THE author 'The Gruffalo', one of the biggest hits in children's literature, met primary school pupils at Camden Town Library this morning.

 

Julia Donaldson, the Children's Laureate, talked to a class of year two children from Edith Neville Primary School in Somers Town at the library inside the Crowndale Centre in Eversholt Street.

 

I love seeing the children become enthusiastic and seeing their creative juices flowing,” said the 63-year-old who grew up near Hampstead Heath.

 

Reading is the key to a wonderful room full of pleasure, and acting the stories out brings children into that world. As soon as you get them there, they're motivated to go into that world again and again, and so they read more, because that's the key to it.
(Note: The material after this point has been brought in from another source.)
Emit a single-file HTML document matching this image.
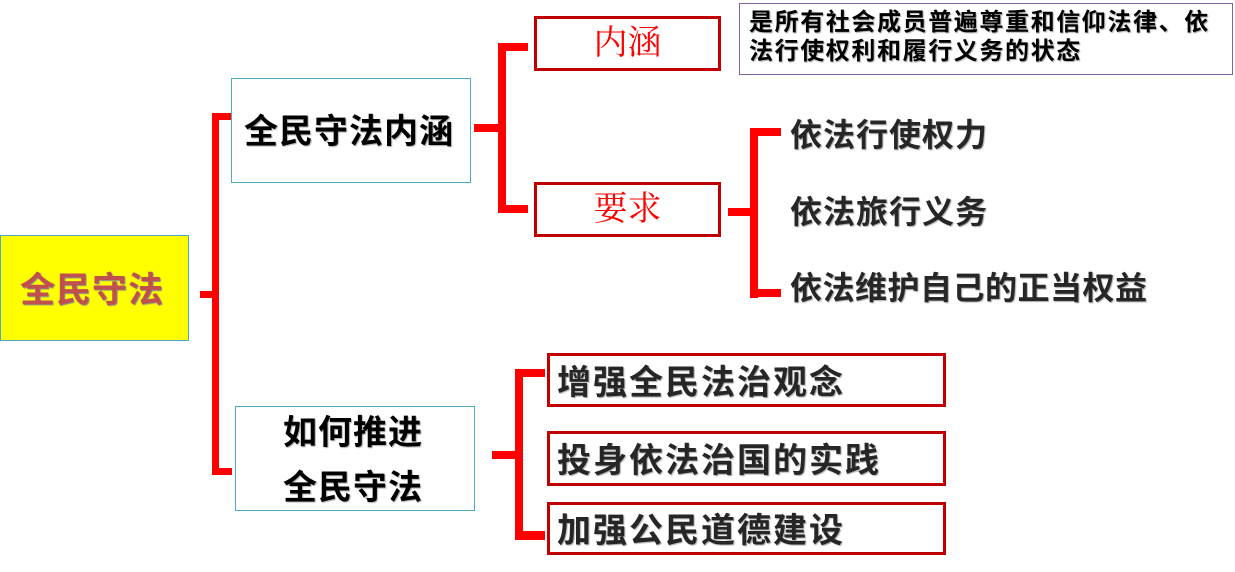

Even if children don't have books in the home they develop their thirst for reading at events like this.”

 

The 90 minute session with the children came as part of the Pop Up Festival of Stories, which has funding from Camden Council, The Guardian newspaper, the Arts Council, and University of the Arts London Central St Martins.

 

Ms Donaldson used today's session to focus on her 1993 best-seller 'A Squash and a Squeeze', which tells the story of a collection of animals living in an elderly lady's house.

 

Children used animal head dresses to get into character, used their bodies to form the house, and animal voices to act out lines in the book.

 

The school's headteacher Sean O'Regan said: "First hand, me and many of the other teachers have seen these sessions are powerful. That's why we have made sure all nine of our classes get to work with an author at some point. We see the follow up, and it really affects reading and writing, for children who are nervous about that it opens up a new world, they become inquisitive."

 

He added: "It is a privilege for our children to meet an author at the top of her craft today. She's perfect for the age group today, which is aged six and seven, I strongly believe they'll remember this for a long time to come and its bound to nurture a love of books."